Now it doesn't take much more to say, that these odds drastically change through the draw as "without replacement", the odds can be anything depending on what you have picked out beforehand. However, the fact that you are wanting to link specific events (number drawn) linked in the next ball, means you have to multiply one event by the other. It will never ever be 1/63 for any 2 teams to be drawn. the only way these odds can happen, is if you start off with say Arsenal is already drawn. (Which you will of course then wiped out any mathematical equation of the 1st team being drawn out (ie the 20/64 which I noted first above)).

lets say if you get to tie number 5 (balls number 9 & 10 to come out of the bag) and no prem teams have yet come out, the odds/probability change to as follows

The probability of picking out a Prem team out at the 9th attempt would then be - 20/56
The probability of picking out a Prem team out next is - 19/55

Therefore the probability of picking out a prem tie as the 5th game ends up - 380/3080

which equates to - 0.123 (or 12.3%) or roughly 8 / 1

 

This question is actually very complex. However, fortunately an American professor of Mathematics (Patrick Sullivan) produced a paper on exactly this theme.

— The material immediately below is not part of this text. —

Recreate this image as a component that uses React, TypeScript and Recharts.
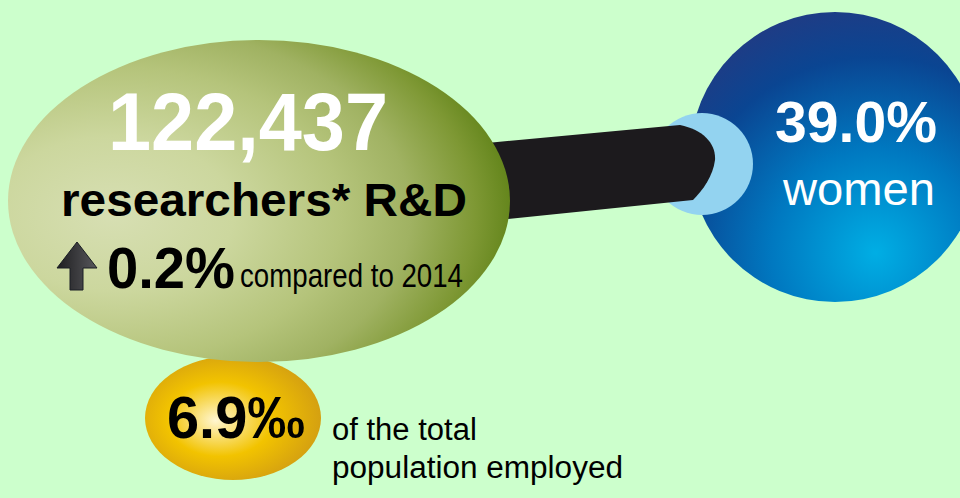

The likelihood of 20 premier league teams in a draw of 64, with no replacement, with no all premier league ties being drawn at all, is around 1.2%. In other words around 99% certainty there would be at least one all premier league tie amongst the 3rd round ties.

Interestingly this actually happened in 2005......I think...

 

That's the paper I linked above.

 

@nezbfc Great research buddy, I should read all the posts before dashing to answer.